After Elektra Kamenides’ mother packs her and her younger sister, Thalia, into the car and announces that they are leaving her father in Mississippi and moving to California, Elektra invokes her mantra: What Would Odysseus Do?
The 16-year-old daughter of Nikos, a prominent scholar of ancient Greece, and Helen, an aspiring author, Elektra is dismayed to find that the boat her mother purchased sight unseen is a roach-infested, mud-bound wreck in a forgotten town outside Silicon Valley. Always close to her father, even Thalia’s endless chipperness and her mother’s insistence that they must, like Emily Dickinson, “dwell in possibility,” cannot lift Elektra’s spirits. The little family is battered by financial troubles, a shocking revelation about Nikos, and the struggle to adapt to living on the cramped, run-down boat.
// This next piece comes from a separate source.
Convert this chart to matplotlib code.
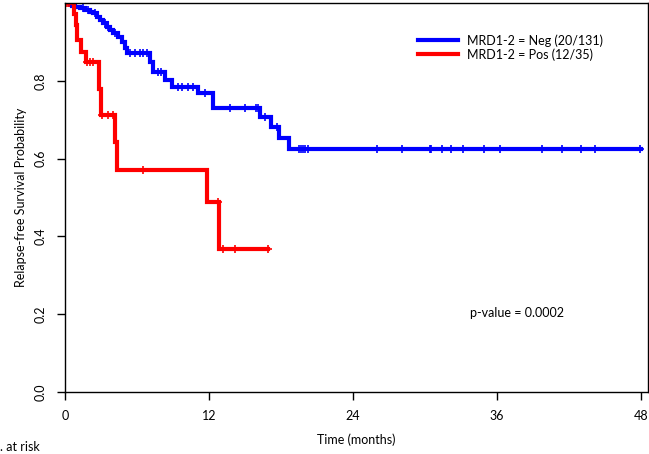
import numpy as np
import matplotlib
matplotlib.use('Agg')
import matplotlib.pyplot as plt

plt.rcParams['font.family'] = ['Lato', 'DejaVu Sans']

# MRD1-2 = Neg : step times (months) and survival after each step
neg_t = [0, 0.6, 0.83, 1.25, 1.67, 2.08, 2.33, 2.67, 2.92, 3.17, 3.5, 3.75, 4.0, 4.42, 4.75, 5.0, 5.17,
         7.08, 7.33, 8.33, 8.92, 11.1, 12.3, 16.25, 17.2, 17.85, 18.7, 48.0]
neg_s = [1.0, 0.992, 0.990, 0.987, 0.982, 0.977, 0.974, 0.964, 0.956, 0.949, 0.938, 0.931, 0.923, 0.913, 0.900, 0.884, 0.871,
         0.848, 0.823, 0.802, 0.784, 0.769, 0.730, 0.707, 0.681, 0.653, 0.625, 0.625]
neg_cens = [0.3, 0.5, 1.5, 1.9, 2.5, 3.3, 3.6, 4.2, 5.4, 5.8, 6.25, 6.5, 6.8, 7.75, 8.0,
            9.4, 9.75, 10.25, 10.7, 11.7, 13.75, 15.0, 15.9, 16.1, 16.7, 17.7,
            19.5, 19.67, 19.83, 20.0, 20.25, 25.97, 28.1, 30.4, 30.5, 31.4, 32.2, 33.2,
            34.9, 36.25, 39.8, 41.4, 43.0, 44.2, 47.9]

# MRD1-2 = Pos
pos_t = [0, 0.75, 0.92, 1.0, 1.3, 1.75, 2.85, 3.0, 4.2, 4.3, 11.8, 12.8, 16.9]
pos_s = [1.0, 0.971, 0.943, 0.905, 0.874, 0.848, 0.78, 0.712, 0.642, 0.571, 0.488, 0.367, 0.367]
pos_cens = [0.15, 0.35, 1.85, 2.1, 2.35, 3.1, 3.6, 4.0, 6.5, 12.75, 13.2, 14.2, 16.9]

labels = ['MRD1-2 = Neg (20/131)', 'MRD1-2 = Pos (12/35)']
colors = ['#0000ff', '#ff0000']


def surv_at(t, s, x):
    i = np.searchsorted(t, x, side='right') - 1
    return np.array(s)[i]


fig = plt.figure(figsize=(6.49, 4.54), dpi=100)
ax = fig.add_axes([65/649, 1-392/454, 583/649, 389/454])

for t, s, c, cl, lab in [(neg_t, neg_s, neg_cens, colors[0], labels[0]),
                         (pos_t, pos_s, pos_cens, colors[1], labels[1])]:
    ax.step(t, s, where='post', color=cl, lw=3, label=lab, solid_joinstyle='miter')
    ax.plot(c, surv_at(t, s, c), '+', color=cl, ms=6, mew=1.2)

ax.set_xlim(0, 48.6)
ax.set_ylim(0, 1.0)
ax.set_xticks([0, 12, 24, 36, 48])
ax.set_yticks([0.0, 0.2, 0.4, 0.6, 0.8])
ax.set_yticklabels(['0.0', '0.2', '0.4', '0.6', '0.8'], rotation=90, va='center')
ax.tick_params(direction='out', length=6, width=1, labelsize=9, pad=7)
for sp in ax.spines.values():
    sp.set_linewidth(1)

ax.set_xlabel('Time (months)', fontsize=9, labelpad=8)
ax.set_ylabel('Relapse-free Survival Probability', fontsize=9, labelpad=6)

ax.legend(loc='upper left', bbox_to_anchor=(342/583, 1-20/389), frameon=False,
          fontsize=9, handlelength=3.2, handletextpad=0.7, labelspacing=0.1)
ax.text(517, 454-313, 'p-value = 0.0002', transform=None, fontsize=9, ha='center', va='center')
fig.text(0.0, 1-447/454, '. at risk', ha='left', va='center', fontsize=9)

plt.savefig('out.png', dpi=100)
However, they are embraced by the colorful locals who, united in their personal and economic struggles, offer unconditional acceptance. A rich sense of place, clever dialogue, and a charming sibling relationship make this novel stand out. Disappointingly, the book is marked by an absence of modern Greek cultural texture; although Nikos’ father was a Greek immigrant and the entire family recently returned from a sabbatical year spent living in Greece, all the Greek references relate to ancient times. The cast is Latinx and white, and one character has PTSD.
An engaging choice for fans of realistic fiction, simultaneously tugging at the heartstrings and uplifting the spirit.